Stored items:
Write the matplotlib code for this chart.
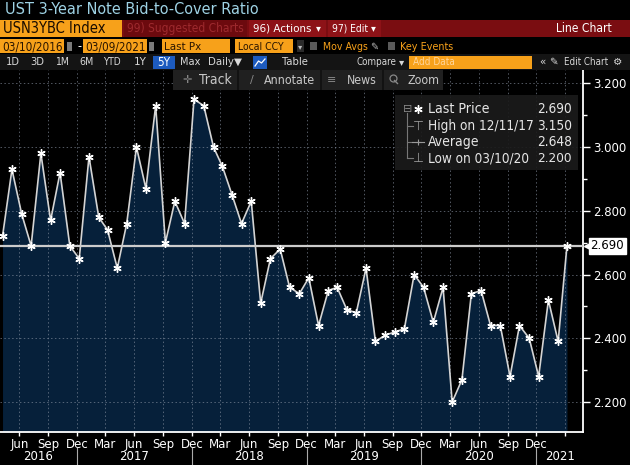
import matplotlib
matplotlib.use("Agg")
import matplotlib.pyplot as plt
import matplotlib.transforms as mtrans
from matplotlib.patches import Rectangle
from matplotlib import font_manager as fm
import pandas as pd

# ---------------------------------------------------------------
# data : monthly 3-year note auctions, Apr 2016 -> Mar 2021
# ---------------------------------------------------------------
bid_to_cover = [2.72, 2.93, 2.79, 2.69, 2.98, 2.77, 2.92, 2.69, 2.65, 2.97,
                2.78, 2.74, 2.62, 2.76, 3.00, 2.87, 3.13, 2.70, 2.83, 2.76,
                3.15, 3.13, 3.00, 2.94, 2.85, 2.76, 2.83, 2.51, 2.65, 2.68,
                2.56, 2.54, 2.59, 2.44, 2.55, 2.56, 2.49, 2.48, 2.62, 2.39,
                2.41, 2.42, 2.43, 2.60, 2.56, 2.45, 2.56, 2.20, 2.27, 2.54,
                2.55, 2.44, 2.44, 2.28, 2.44, 2.40, 2.28, 2.52, 2.39, 2.69]
auction_dates = pd.date_range("2016-04-01", periods=len(bid_to_cover), freq="MS") + pd.Timedelta(days=7)

last_price = 2.690
y_ticks = [2.2, 2.4, 2.6, 2.8, 3.0, 3.2]
y_minor = [2.3, 2.5, 2.7, 2.9, 3.1]
month_ticks = pd.date_range("2016-06-01", "2021-03-01", freq="3MS")
years = [2016, 2017, 2018, 2019, 2020, 2021]
legend_rows = [("Last Price", "2.690"), ("High on 12/11/17", "3.150"),
               ("Average", "2.648"), ("Low on 03/10/20", "2.200")]

# colours
ORANGE = "#f7a11a"
NAVY = "#06203a"
DKRED = "#7a0d11"

# a narrow face for the terminal chrome if one is installed
cond = [f for f in fm.fontManager.ttflist
        if ("Narrow" in f.name or "Condensed" in f.name or "condensed" in str(f.stretch))
        and f.style == "normal" and f.weight in (400, "normal", "regular")]
cond.sort(key=lambda f: ("Sans" not in f.name, f.name))
if cond:
    UI, UI_STRETCH = cond[0].name, cond[0].stretch
else:
    UI, UI_STRETCH = "Roboto", "normal"

fig = plt.figure(figsize=(6.3, 4.65), dpi=100, facecolor="black")
R = fig.canvas.get_renderer()

####################################################################
# main plot
####################################################################
ax = fig.add_axes([0, 33 / 465, 583 / 630, 362 / 465])
ax.set_facecolor("black")
x0 = pd.Timestamp("2016-03-31")
x1 = x0 + pd.Timedelta(days=1854)
ymin, ymax = 2.106, 3.242
ax.set_xlim(x0, x1)
ax.set_ylim(ymin, ymax)

ax.fill_between(auction_dates, bid_to_cover, ymin, color=NAVY, lw=0, zorder=1)
ax.plot(auction_dates, bid_to_cover, color="#d4d4d4", lw=1.2, zorder=3)
ax.plot(auction_dates, bid_to_cover, ls="none", marker=(6, 2, 0), ms=6,
        mec="white", mew=1.0, zorder=4)
ax.axhline(last_price, color="#cccccc", lw=1.6, zorder=3.5)

ax.grid(True, which="major", color="#8a94a4", ls=(0, (1.5, 2.5)), lw=0.7, alpha=0.6)

for s in ["left", "top"]:
    ax.spines[s].set_visible(False)
for s in ["right", "bottom"]:
    ax.spines[s].set_color("white")
    ax.spines[s].set_linewidth(1.3)

ax.yaxis.tick_right()
ax.set_yticks(y_ticks)
ax.set_yticklabels(["%.3f" % v for v in y_ticks])
ax.set_yticks(y_minor, minor=True)
ax.tick_params(axis="y", which="major", colors="white", length=5, width=1,
               pad=2, labelsize=8.5)
ax.tick_params(axis="y", which="minor", colors="white", length=3, width=1)

ax.set_xticks(month_ticks)
ax.set_xticklabels([d.strftime("%b") if d.year < 2021 else "" for d in month_ticks])
ax.tick_params(axis="x", colors="white", length=3, width=1, pad=1, labelsize=8.5)

# year row under the months
tr = mtrans.blended_transform_factory(ax.transData, ax.transAxes)
edges = [x0] + [pd.Timestamp("%d-12-01" % y) for y in years[:-1]] + [x1]
for i, y in enumerate(years):
    mid = edges[i] + (edges[i + 1] - edges[i]) / 2
    ax.text(mid, -0.069, str(y), transform=tr, color="white", fontsize=8.5,
            ha="center", va="center", clip_on=False)
for d in edges[1:-1]:
    ax.plot([d, d], [-0.045, -0.095], transform=tr, color="#aaaaaa", lw=0.8,
            clip_on=False)

# last price tag
tr2 = mtrans.blended_transform_factory(ax.transAxes, ax.transData)
ax.plot([1.007], [last_price], marker="<", ms=5, color="white", transform=tr2,
        clip_on=False)
ax.text(1.013, last_price, "%.3f" % last_price, transform=tr2, color="black",
        fontsize=8.5, ha="left", va="center", clip_on=False,
        bbox=dict(boxstyle="square,pad=0.15", fc="white", ec="white"))

####################################################################
# terminal chrome (pixel coordinates)
####################################################################
cax = fig.add_axes([0, 0, 1, 1], zorder=10)
cax.set_xlim(0, 630)
cax.set_ylim(465, 0)
cax.axis("off")


def box(xa, ya, xb, yb, c, **kw):
    cax.add_patch(Rectangle((xa, ya), xb - xa, yb - ya, fc=c, ec="none", **kw))


def txt(x, y, s, c="white", size=9, ha="left", w=None, sym=False):
    if sym:
        t = cax.text(x, y, s, color=c, fontsize=size, ha=ha, va="center",
                     family="DejaVu Sans")
    else:
        t = cax.text(x, y, s, color=c, fontsize=size, ha=ha, va="center",
                     family=[UI, "DejaVu Sans"], fontstretch=UI_STRETCH)
    if w:
        bw = t.get_window_extent(renderer=R).width
        if bw > w:
            t.set_fontsize(size * w / bw)
    return t


# title
txt(5, 10, "UST 3-Year Note Bid-to-Cover Ratio", c="#9ed2e4", size=13, w=252)

# row 2
box(0, 20, 630, 37, DKRED)
box(0, 20, 122, 37, ORANGE)
txt(3, 28.5, "USN3YBC Index", c="#1a0c00", size=11.5, w=103)
box(124, 20, 247, 37, "#6c0a0e")
txt(127, 28.5, "99) Suggested Charts", c="#9e2a2e", size=11, w=117)
box(249, 20, 326, 37, "#8d1217")
txt(253, 28.5, "96) Actions", size=11, w=58)
txt(316, 28.5, "\u25be", size=7, sym=True)
box(328, 20, 381, 37, "#8d1217")
txt(332, 28.5, "97) Edit", size=11, w=36)
txt(371, 28.5, "\u25be", size=7, sym=True)
txt(612, 28.5, "Line Chart", size=11, ha="right", w=56)

# row 3
for xa, xb, s, w in [(0, 64, "03/10/2016", 60), (83, 147, "03/09/2021", 60),
                     (162, 230, "Last Px", 37), (235, 293, "Local CCY", 46)]:
    box(xa, 39, xb, 53, ORANGE)
    txt(xa + 2.5, 46.5, s, c="#2a1500", size=10, w=w)
for xa in [66.5, 149]:
    box(xa, 42, xa + 5, 51, "#7a7a7a")
txt(78, 46.5, "-", size=9, w=5)
box(297, 40, 304, 52, "#2a2a2a")
txt(300.5, 46.5, "\u25be", c="#bbbbbb", size=6, ha="center", sym=True)
box(310, 42, 317, 50, "#5a5a5a")
txt(323, 46.5, "Mov Avgs", c=ORANGE, size=10, w=45)
txt(370, 46.5, "\u270e", c="#bbbbbb", size=7, sym=True)
box(388, 42, 395, 50, "#5a5a5a")
txt(400, 46.5, "Key Events", c=ORANGE, size=10, w=53)

# row 4
box(0, 54, 630, 70, "#141414")
for x, s, w in [(13, "1D", 14), (37.5, "3D", 14), (62, "1M", 14), (86.5, "6M", 14),
                (112, "YTD", 18), (140.5, "1Y", 13), (190.5, "Max", 20),
                (221, "Daily", 26), (295, "Table", 26), (376, "Compare", 40),
                (586, "Edit Chart", 44)]:
    txt(x, 62, s, c="#d8d8d8", size=8.5, ha="center", w=w)
for x, s in [(238, "\u25bc"), (402, "\u25be"), (542, "\u00ab"), (553, "\u270e"),
             (618, "\u2699")]:
    txt(x, 62, s, c="#d8d8d8", size=7.5, ha="center", sym=True)
box(153, 56, 175, 69, "#1d5bbf")
txt(164, 62, "5Y", size=8.5, ha="center", w=14)
box(253, 56, 267, 69, "#1d5bbf")
cax.plot([255, 258.5, 261.5, 265], [66, 61, 63, 59], color="white", lw=0.9)
box(409, 56, 532, 69, ORANGE)
txt(413, 62, "Add Data", c="#ffd59a", size=8.5, w=42)

# toolbar over the plot
box(173, 70, 443, 90, "#202020")
for x in [237, 320, 382]:
    box(x, 70, x + 1.5, 90, "#121212")
for x, s in [(187, "\u271b"), (252, "\u2215"), (332, "\u2261")]:
    txt(x, 80, s, c="#888888", size=8, ha="center", sym=True)
# magnifier icon
cax.plot([392.5], [78.5], marker="o", ms=5, mfc="none", mec="#888888", mew=0.9)
cax.plot([394.5, 397.5], [80.5, 83.5], color="#888888", lw=1)
for x, s, w in [(199, "Track", 34), (264, "Annotate", 51), (347, "News", 30),
                (408, "Zoom", 32)]:
    txt(x, 80, s, c="#c8c8c8", size=10, w=w)

# legend
box(395, 95, 578, 170, "#1b1b1b", alpha=0.92)
rows_y = [109, 126, 142, 158]
cax.plot([407, 407], [113, 158], color="#777777", lw=0.8)
for y in rows_y[1:]:
    cax.plot([407, 413], [y, y], color="#777777", lw=0.8)
txt(402.5, rows_y[0], "\u229f", c="#888888", size=8, sym=True)
cax.plot([418], [rows_y[0]], marker=(6, 2, 0), ms=6, mec="white", mew=1)
txt(418, rows_y[1], "\u22a4", c="#999999", size=9, ha="center", sym=True)
cax.plot([412, 424], [rows_y[2], rows_y[2]], color="#999999", lw=0.8)
cax.plot([418], [rows_y[2]], marker="+", ms=4, mec="#999999", mew=0.8)
txt(418, rows_y[3], "\u22a5", c="#999999", size=9, ha="center", sym=True)
for (lab, val), y, w in zip(legend_rows, rows_y, [62, 106, 52, 102]):
    txt(428, y, lab, c="#e6e6e6", size=10.5, w=w)
    txt(572, y, val, c="#e6e6e6", size=10.5, ha="right", w=35)

fig.savefig("out.png", dpi=100, facecolor="black")
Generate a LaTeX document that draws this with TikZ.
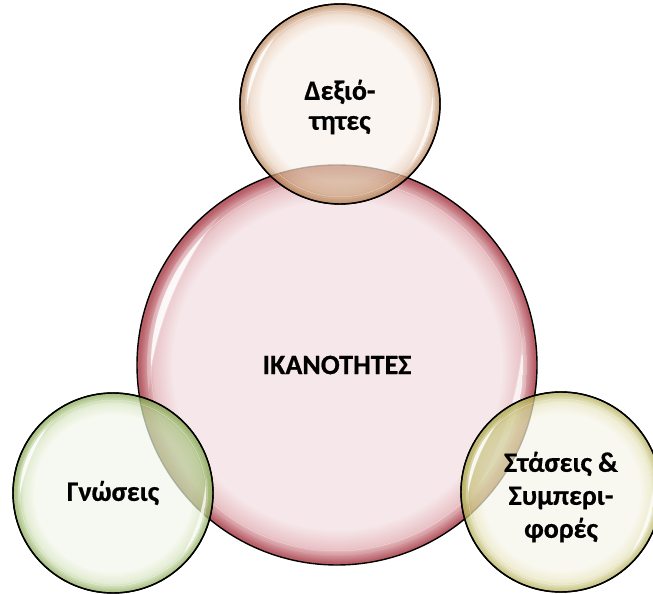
\documentclass[tikz,border=0pt]{standalone}
\usepackage{fontspec}
\setmainfont{Carlito}[BoldFeatures={FakeBold=0.6}]
\usetikzlibrary{calc}

% bubble colours: light interior, tinted band, darker rim
\definecolor{coreIn}{HTML}{F6E8EA}
\definecolor{coreMid}{HTML}{E9C3C7}
\definecolor{coreRim}{HTML}{B85F68}
\definecolor{skillIn}{HTML}{F9F1EB}
\definecolor{skillMid}{HTML}{EBD3C0}
\definecolor{skillRim}{HTML}{B98458}
\definecolor{knowIn}{HTML}{F3F7EC}
\definecolor{knowMid}{HTML}{D9E6C3}
\definecolor{knowRim}{HTML}{8AAA55}
\definecolor{attIn}{HTML}{F7F5EA}
\definecolor{attMid}{HTML}{E9E6C2}
\definecolor{attRim}{HTML}{B3AE55}

% the circle's edge sits at 25bp of the shading
\pgfdeclareradialshading{bubcore}{\pgfpoint{0bp}{0bp}}{color(0bp)=(coreIn); color(20.5bp)=(coreIn); color(23bp)=(coreMid); color(24.7bp)=(coreRim); color(50bp)=(coreRim)}
\pgfdeclareradialshading{bubskill}{\pgfpoint{0bp}{0bp}}{color(0bp)=(skillIn); color(19.5bp)=(skillIn); color(22.5bp)=(skillMid); color(24.7bp)=(skillRim); color(50bp)=(skillRim)}
\pgfdeclareradialshading{bubknow}{\pgfpoint{0bp}{0bp}}{color(0bp)=(knowIn); color(19.5bp)=(knowIn); color(22.5bp)=(knowMid); color(24.7bp)=(knowRim); color(50bp)=(knowRim)}
\pgfdeclareradialshading{bubatt}{\pgfpoint{0bp}{0bp}}{color(0bp)=(attIn); color(19.5bp)=(attIn); color(22.5bp)=(attMid); color(24.7bp)=(attRim); color(50bp)=(attRim)}

% white crescent reflection inside a bubble: centre, radius, angle, opacity
\newcommand\bubgloss[4]{%
  \begin{scope}
    \clip (#1) circle ({0.95*#2});
    \fill[white, opacity=0.3*#4, even odd rule]
      (#1) circle ({0.95*#2}) ($(#1)+(#3+180:{0.82*#2})$) circle ({1.71*#2});
  \end{scope}
  \begin{scope}
    \clip (#1) circle ({0.93*#2});
    \fill[white, opacity=#4, even odd rule]
      (#1) circle ({0.93*#2}) ($(#1)+(#3+180:{0.82*#2})$) circle ({1.715*#2});
  \end{scope}}

% darker tint where a small bubble lies over the central one:
% small centre, small radius, tint colour
\newcommand\bubmix[3]{%
  \begin{scope}
    \clip (#1) circle (#2);
    \fill[#3, opacity=0.38] (core.center) circle (200);
  \end{scope}}

\tikzset{
  bub/.style={circle, draw=black, line width=1.4pt, inner sep=0pt,
    align=center, text=black, text opacity=1,
    font=\bfseries\fontsize{28}{30}\selectfont},
  smallbub/.style={bub, minimum size=200pt, fill opacity=0.72},
  bubtext/.style={font=\bfseries\fontsize{28}{#1}\selectfont, align=center}
}

\begin{document}
\begin{tikzpicture}[x=1pt, y=1pt]
  \useasboundingbox (0,0) rectangle (653,594);
  \clip (0,0) rectangle (653,594);

  % central bubble
  \node[bub, minimum size=400pt, shading=bubcore] (core) at (337,229) {ΙΚΑΝΟΤΗΤΕΣ};
  \bubgloss{core.center}{200}{158}{0.85}
  \bubgloss{core.center}{200}{-18}{0.7}

  % skills
  \node[smallbub, shading=bubskill] (skills) at (340,490) {};
  \bubmix{skills.center}{100}{skillRim}
  \draw[line width=1.4pt] (skills) circle (100);
  \node[bubtext=30] (skillsT) at ([yshift=-3pt]skills.center) {Δεξιό-\\τητες};
  \bubgloss{skills.center}{100}{158}{0.85}
  \bubgloss{skills.center}{100}{-18}{0.7}

  % knowledge
  \node[smallbub, shading=bubknow] (know) at (113,101) {};
  \bubmix{know.center}{100}{knowRim}
  \draw[line width=1.4pt] (know) circle (100);
  \node[bubtext=30] (knowT) at (know.center) {Γνώσεις};
  \bubgloss{know.center}{100}{158}{0.85}
  \bubgloss{know.center}{100}{-18}{0.7}

  % attitudes and behaviours
  \node[smallbub, shading=bubatt] (att) at (561,102) {};
  \bubmix{att.center}{100}{attRim}
  \draw[line width=1.4pt] (att) circle (100);
  \node[bubtext=33] (attT) at ([yshift=-5pt]att.center) {Στάσεις \&\\Συμπερι-\\φορές};
  \bubgloss{att.center}{100}{158}{0.85}
  \bubgloss{att.center}{100}{-18}{0.7}
\end{tikzpicture}
\end{document}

INSTRUCTION:
Please reproduce, word for word, every line from the first line of the records above through the line containing "ax.set_ylim(ymin, ymax)", and leave out the pictures.

ANSWER TO THIS TASK:
Write the matplotlib code for this chart.
import matplotlib
matplotlib.use("Agg")
import matplotlib.pyplot as plt
import matplotlib.transforms as mtrans
from matplotlib.patches import Rectangle
from matplotlib import font_manager as fm
import pandas as pd

# ---------------------------------------------------------------
# data : monthly 3-year note auctions, Apr 2016 -> Mar 2021
# ---------------------------------------------------------------
bid_to_cover = [2.72, 2.93, 2.79, 2.69, 2.98, 2.77, 2.92, 2.69, 2.65, 2.97,
                2.78, 2.74, 2.62, 2.76, 3.00, 2.87, 3.13, 2.70, 2.83, 2.76,
                3.15, 3.13, 3.00, 2.94, 2.85, 2.76, 2.83, 2.51, 2.65, 2.68,
                2.56, 2.54, 2.59, 2.44, 2.55, 2.56, 2.49, 2.48, 2.62, 2.39,
                2.41, 2.42, 2.43, 2.60, 2.56, 2.45, 2.56, 2.20, 2.27, 2.54,
                2.55, 2.44, 2.44, 2.28, 2.44, 2.40, 2.28, 2.52, 2.39, 2.69]
auction_dates = pd.date_range("2016-04-01", periods=len(bid_to_cover), freq="MS") + pd.Timedelta(days=7)

last_price = 2.690
y_ticks = [2.2, 2.4, 2.6, 2.8, 3.0, 3.2]
y_minor = [2.3, 2.5, 2.7, 2.9, 3.1]
month_ticks = pd.date_range("2016-06-01", "2021-03-01", freq="3MS")
years = [2016, 2017, 2018, 2019, 2020, 2021]
legend_rows = [("Last Price", "2.690"), ("High on 12/11/17", "3.150"),
               ("Average", "2.648"), ("Low on 03/10/20", "2.200")]

# colours
ORANGE = "#f7a11a"
NAVY = "#06203a"
DKRED = "#7a0d11"

# a narrow face for the terminal chrome if one is installed
cond = [f for f in fm.fontManager.ttflist
        if ("Narrow" in f.name or "Condensed" in f.name or "condensed" in str(f.stretch))
        and f.style == "normal" and f.weight in (400, "normal", "regular")]
cond.sort(key=lambda f: ("Sans" not in f.name, f.name))
if cond:
    UI, UI_STRETCH = cond[0].name, cond[0].stretch
else:
    UI, UI_STRETCH = "Roboto", "normal"

fig = plt.figure(figsize=(6.3, 4.65), dpi=100, facecolor="black")
R = fig.canvas.get_renderer()

####################################################################
# main plot
####################################################################
ax = fig.add_axes([0, 33 / 465, 583 / 630, 362 / 465])
ax.set_facecolor("black")
x0 = pd.Timestamp("2016-03-31")
x1 = x0 + pd.Timedelta(days=1854)
ymin, ymax = 2.106, 3.242
ax.set_xlim(x0, x1)
ax.set_ylim(ymin, ymax)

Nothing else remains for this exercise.